1. The question that arises in the present revision petition is whether the Appellate Authority vide order dated 07.02.2013 was justified in fixing the mesne profits at ` 1,00,000/- per month from the date of eviction i.e. 19.05.2012 on the basis of a franchise agreement executed by the petitioners with respondent No. 9, which was the ground of eviction on account of sub-letting. The argument which has been raised by counsel for the petitioners is that in the absence of any registered lease deed brought on record, the Appellate Authority was not justified in quantifying the above said amount and making the petitioner liable to pay the same.

2. Counsel for the respondents, on the other hand, has submitted that once the order of eviction had been passed, it is settled principle of law that the contractual rate of rent comes to an end and the tenant is liable to pay the mesne profits as long they are not fanciful and excessive and are assessed on the basis of some criteria and this Court would not interfere in the well reasoned order passed by the Appellate Authority.

3. The facts would go on to demonstrate that the landlords filed a petition under Section 13 of the Haryana Urban (Control of Rent and Eviction) Act, 1973 (in short 'the Act') for eviction of the respondents from the entire half portion of the ground floor of SCO No. 6 (6-P) situated in Sector 10, Panchkula on the ground of subletting alleging that the petitioners herein had sublet to respondent No. 9. The categorical case of the landlords was that there was a rent deed dated 11.11.2003 @ ` 20,000/- per month which was substituted on 21.11.2008 and the rent was increased to ` 30,000/- The present petitioner had sublet the major portion of the premises in question measuring 900 sq. ft. excluding the back side portion to M/s. Showoff-respondent No. 9 without the written consent of the landlords. The said respondent was paying ` 1,00,000/- as rent to the petitioners and he was in complete control of the tenanted premises and running a separate business. Eviction was also sought on the ground of arrears of rent and material impairment. The factum of parting of possession was admitted by taking the plea that there was a franchise agreement with the said respondent but complete control of the premises had not been given and there was oral permission of the lessor. The said respondent No. 9 was selling readymade cloths on the front side of the premises in question whereas the answering respondents were carrying on the business on the back side of the premises in question. The franchise agreement dated 27.08.2008 was got exhibited as R-1 and the argument that the possession was only as a licensee on payment of ` 1,00,000/- per month as commission and it did not amount to subletting was rejected by the Rent Controller. It was noticed that in the rent deed, there was a clause that the lessee shall not sublet the premises without written consent of the lessors and the franchise agreement went on to show that the petitioners were not partners in the business of respondent No. 9 and they had no control over the same. Rather criminal litigation had also commenced inter se them. Accordingly, third party being in possession of the property, eviction was ordered on the ground of subletting.

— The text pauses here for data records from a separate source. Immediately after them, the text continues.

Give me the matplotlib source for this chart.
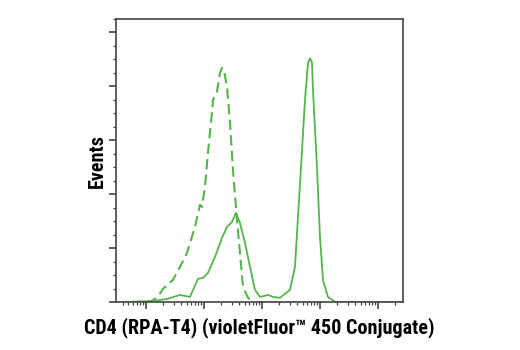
import matplotlib
matplotlib.use("Agg")
import matplotlib.pyplot as plt
from matplotlib.ticker import MultipleLocator, LogLocator, NullFormatter

# isotype control (dashed)
ctrl_x = [30, 117, 161, 196, 292, 386, 509, 700, 853, 924, 1040, 1172, 1373, 1430,
          1675, 1888, 2043, 2213, 2494, 2808, 3162, 3706, 4178, 4702, 5741, 7000,
          8533, 2.7e6]
ctrl_y = [0, 0.5, 5.1, 12.5, 20.8, 32.9, 45.8, 69.9, 90.3, 88.4, 107, 138.4, 175.5,
          187.5, 194.9, 212.5, 217.1, 215.3, 199.5, 166.7, 122.7, 76.4, 45.8, 14.4,
          4.2, 0.5, 0, 0]

# CD4 stained (solid)
cd4_x = [30, 132, 230, 386, 470, 574, 789, 961, 1172, 1549, 2043, 2494, 3041, 3565,
         4178, 5093, 6213, 7568, 9250, 12680, 15480, 20420, 30400, 37070, 41780,
         48980, 55100, 62100, 67300, 72800, 75700, 88700, 100000, 112700, 137400,
         181600, 2.7e6]
cd4_y = [0, 1.4, 3.2, 6.9, 6.0, 5.1, 21.8, 22.7, 27.3, 42.1, 59.7, 69.9, 74.5, 82.9,
         73.6, 55.1, 32.9, 11.6, 5.1, 6.9, 5.1, 4.2, 11.6, 32.9, 79.2, 140.8, 187.1,
         221.4, 226.0, 222.3, 196.4, 125.5, 60.6, 20.8, 5.1, 0.5, 0]

green = "#55b54a"
spine = "#444444"
lab_font = dict(family="Roboto Condensed", weight="bold", size=14.5)

fig = plt.figure(figsize=(5.2, 3.5), dpi=100)
ax = fig.add_axes([0.223, 0.136, 0.552, 0.81])

ax.plot(ctrl_x, ctrl_y, color=green, lw=1.5, linestyle=(0, (5, 2.5)))
ax.plot(cd4_x, cd4_y, color=green, lw=1.3)

ax.set_xscale("log")
ax.set_xlim(10 ** 1.483, 10 ** 6.431)
ax.set_ylim(0, 262.5)

ax.xaxis.set_major_locator(LogLocator(base=10, numticks=12))
ax.xaxis.set_minor_locator(LogLocator(base=10, subs=range(2, 10), numticks=12))
ax.xaxis.set_major_formatter(NullFormatter())
ax.xaxis.set_minor_formatter(NullFormatter())
ax.yaxis.set_major_locator(MultipleLocator(50))
ax.yaxis.set_minor_locator(MultipleLocator(12.5))
ax.yaxis.set_major_formatter(NullFormatter())

ax.tick_params(which="major", length=5, width=1.2, color=spine, direction="out")
ax.tick_params(which="minor", length=2.5, width=0.9, color=spine, direction="out")
for s in ax.spines.values():
    s.set_color(spine)
    s.set_linewidth(1.2)

ax.set_xlabel("CD4 (RPA-T4) (violetFluor™ 450 Conjugate)", labelpad=2, **lab_font)
ax.set_ylabel("Events", labelpad=-2, **lab_font)

fig.savefig("out.png", dpi=100)
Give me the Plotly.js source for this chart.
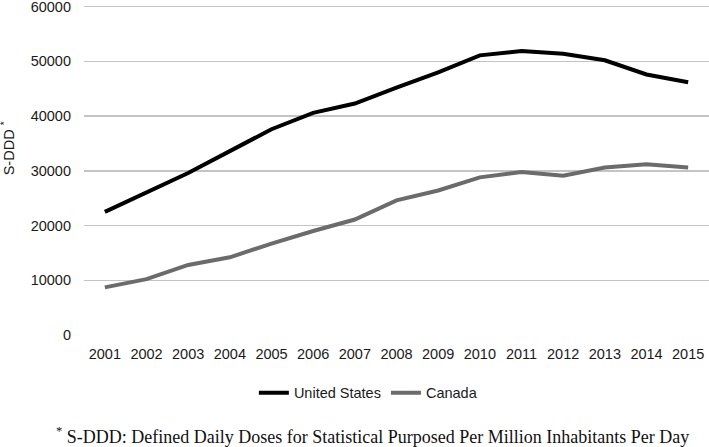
<!DOCTYPE html>
<html>
<head>
<meta charset="utf-8">
<script src="https://cdn.plot.ly/plotly-3.0.1.min.js"></script>
<style>html,body{margin:0;padding:0;background:#fff;}#chart{width:709px;height:447px;}</style>
</head>
<body>
<div id="chart"></div>
<script>
const years = ["2001","2002","2003","2004","2005","2006","2007","2008","2009","2010","2011","2012","2013","2014","2015"];
const unitedStates = [22500, 26000, 29600, 33600, 37600, 40600, 42300, 45200, 48000, 51100, 51900, 51400, 50200, 47600, 46200];
const canada = [8700, 10200, 12800, 14200, 16700, 19000, 21100, 24600, 26400, 28800, 29800, 29100, 30600, 31200, 30600];
const yTicks = [0, 10000, 20000, 30000, 40000, 50000, 60000];

const font = {family: "Liberation Sans, Arial, sans-serif", size: 14.5, color: "#1a1a1a"};

const traces = [
  {x: years, y: unitedStates, type: "scatter", mode: "lines", name: "United States",
   line: {color: "#000000", width: 4}},
  {x: years, y: canada, type: "scatter", mode: "lines", name: "Canada",
   line: {color: "#6b6b6b", width: 4}}
];

const layout = {
  width: 709, height: 447,
  margin: {l: 84, r: 0, t: 5, b: 112},
  paper_bgcolor: "#fff", plot_bgcolor: "#fff",
  font: font,
  showlegend: true,
  legend: {orientation: "h", x: 0.455, xanchor: "center", y: -0.175, yanchor: "middle",
           font: font, itemwidth: 30, traceorder: "normal"},
  xaxis: {type: "category", range: [-0.5, 14.5], showgrid: false, zeroline: false,
          showline: false, ticks: "", tickfont: font, ticklabelstandoff: 8, fixedrange: true},
  yaxis: {range: [0, 60300], tickvals: yTicks, ticktext: yTicks.map(String),
          showgrid: true, gridcolor: "#c4c4c4", gridwidth: 1.5, zeroline: false,
          showline: false, ticks: "", tickfont: font, ticklabelstandoff: 12,
          ticklabeloverflow: "allow", fixedrange: true},
  annotations: [
    {text: "S-DDD <sup>*</sup>", xref: "paper", yref: "paper", x: -0.122, y: 0.565,
     xanchor: "center", yanchor: "middle", textangle: -90, showarrow: false, font: font},
    {text: "<sup>*</sup> S-DDD: Defined Daily Doses for Statistical Purposed Per Million Inhabitants Per Day",
     xref: "paper", yref: "paper", x: 0.462, y: -0.305, xanchor: "center", yanchor: "middle",
     showarrow: false, font: {family: "Liberation Serif, Times New Roman, serif", size: 18, color: "#111"}}
  ]
};

Plotly.newPlot("chart", traces, layout, {displayModeBar: false, staticPlot: true});
</script>
</body>
</html>
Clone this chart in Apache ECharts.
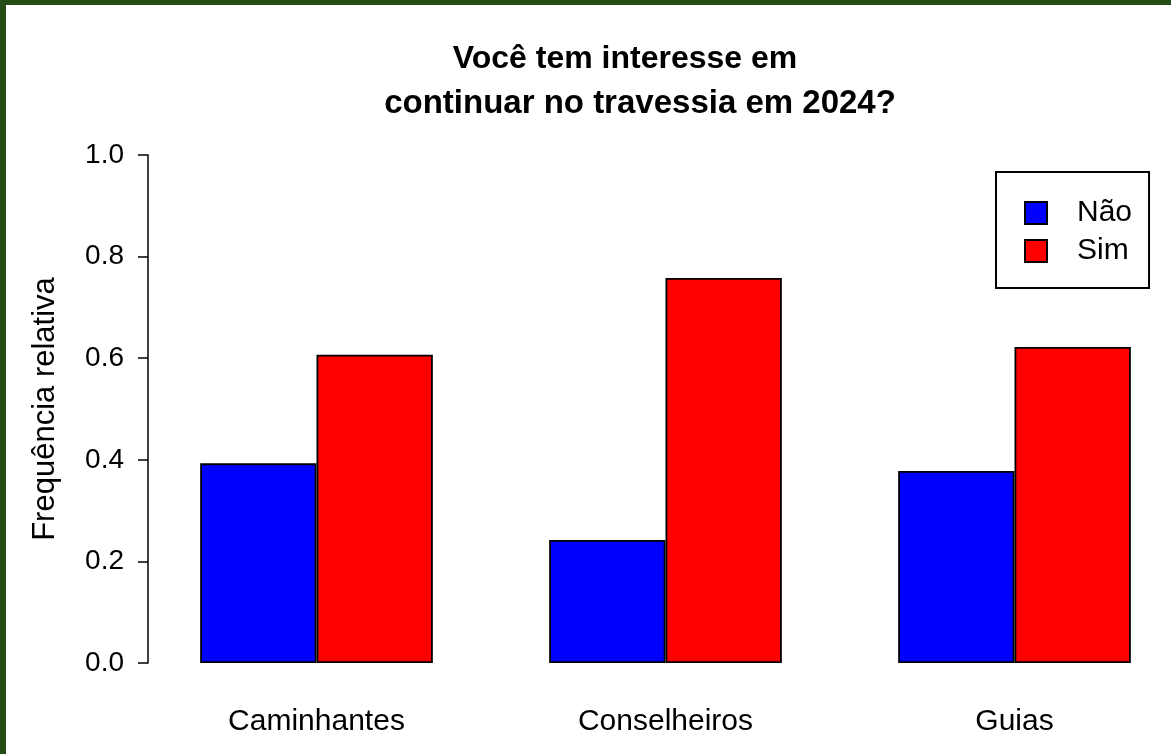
<!DOCTYPE html>
<html>
<head>
<meta charset="utf-8">
<script src="https://cdn.jsdelivr.net/npm/echarts@6/dist/echarts.min.js"></script>
<style>
  html, body { margin: 0; padding: 0; background: #ffffff; }
  #chart { width: 1171px; height: 754px; }
</style>
</head>
<body>
<div id="chart"></div>
<script>
const categories = ['Caminhantes', 'Conselheiros', 'Guias'];
const seriesNames = ['Não', 'Sim'];
const naoValues = [0.393, 0.242, 0.378];
const simValues = [0.607, 0.758, 0.622];
const yTicks = [0, 0.2, 0.4, 0.6, 0.8, 1.0];
const titleLine1 = 'Você tem interesse em';
const titleLine2 = 'continuar no travessia em 2024?';
const yAxisTitle = 'Frequência relativa';

const FONT = '"Liberation Sans", Arial, sans-serif';
const chart = echarts.init(document.getElementById('chart'), null, { renderer: 'canvas' });

chart.setOption({
  backgroundColor: '#ffffff',
  animation: false,
  textStyle: { fontFamily: FONT, color: '#000' },
  graphic: [
    { type: 'rect', left: 0, top: 0, shape: { width: 1171, height: 5 }, style: { fill: '#234d14' }, z: 100 },
    { type: 'rect', left: 0, top: 0, shape: { width: 6, height: 754 }, style: { fill: '#234d14' }, z: 100 }
  ],
  title: [
    {
      text: titleLine1,
      left: 620,
      top: 31,
      textAlign: 'center',
      textStyle: { fontFamily: FONT, fontWeight: 'bold', fontSize: 32, lineHeight: 46, color: '#000' }
    },
    {
      text: titleLine2,
      left: 635,
      top: 76,
      textAlign: 'center',
      textStyle: { fontFamily: FONT, fontWeight: 'bold', fontSize: 33, lineHeight: 46, color: '#000' }
    }
  ],
  legend: {
    orient: 'vertical',
    left: 996,
    top: 172,
    data: seriesNames,
    itemWidth: 22,
    itemHeight: 22,
    itemGap: 8,
    icon: 'rect',
    padding: [26, 17, 22, 28],
    borderColor: '#000',
    borderWidth: 2,
    backgroundColor: '#fff',
    textStyle: { fontFamily: FONT, fontSize: 30, color: '#000', padding: [0, 0, 0, 25] }
  },
  grid: { left: 142, top: 155, width: 1047, height: 508, containLabel: false, outerBoundsMode: 'none' },
  xAxis: {
    type: 'category',
    data: categories,
    axisLine: { show: false },
    axisTick: { show: false },
    axisLabel: { fontFamily: FONT, fontSize: 30, color: '#000', margin: 44 },
    splitLine: { show: false }
  },
  yAxis: {
    type: 'value',
    min: 0,
    max: 1,
    interval: 0.2,
    offset: -6,
    name: yAxisTitle,
    nameLocation: 'middle',
    nameGap: 87,
    nameTextStyle: { fontFamily: FONT, fontSize: 31, color: '#000' },
    axisLine: { show: true, lineStyle: { color: '#000', width: 1.5 } },
    axisTick: { show: true, length: 10, lineStyle: { color: '#000', width: 1.5 } },
    axisLabel: {
      fontFamily: FONT, fontSize: 28, color: '#000', margin: 24,
      formatter: v => v.toFixed(1)
    },
    splitLine: { show: false }
  },
  series: [
    {
      name: seriesNames[0], type: 'bar', data: naoValues,
      barGap: '0%', barCategoryGap: '33.33%',
      itemStyle: { color: '#0000ff', borderColor: '#000', borderWidth: 1.8 }
    },
    {
      name: seriesNames[1], type: 'bar', data: simValues,
      barGap: '0%', barCategoryGap: '33.33%',
      itemStyle: { color: '#ff0000', borderColor: '#000', borderWidth: 1.8 }
    }
  ]
});
</script>
</body>
</html>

4. The Appellate Authority on also upheld the finding and also allowed the application filed under Section 151 CPC for mesne profits keeping in mind the franchise agreement. The registered lease deeds pertaining to the other premises in the vicinity were rejected on the ground that they were related to much larger tenanted premises and the said rate of rent could not be considered. However, as noticed, the petitioners were held liable to pay mesne profits at ` 1,00,000/- per month from the date of ejectment order till the vacation of the premises in question. It is an agreed stand between the parties that the possession is no longer with the petitioners and it was handed over on 01.06.2013.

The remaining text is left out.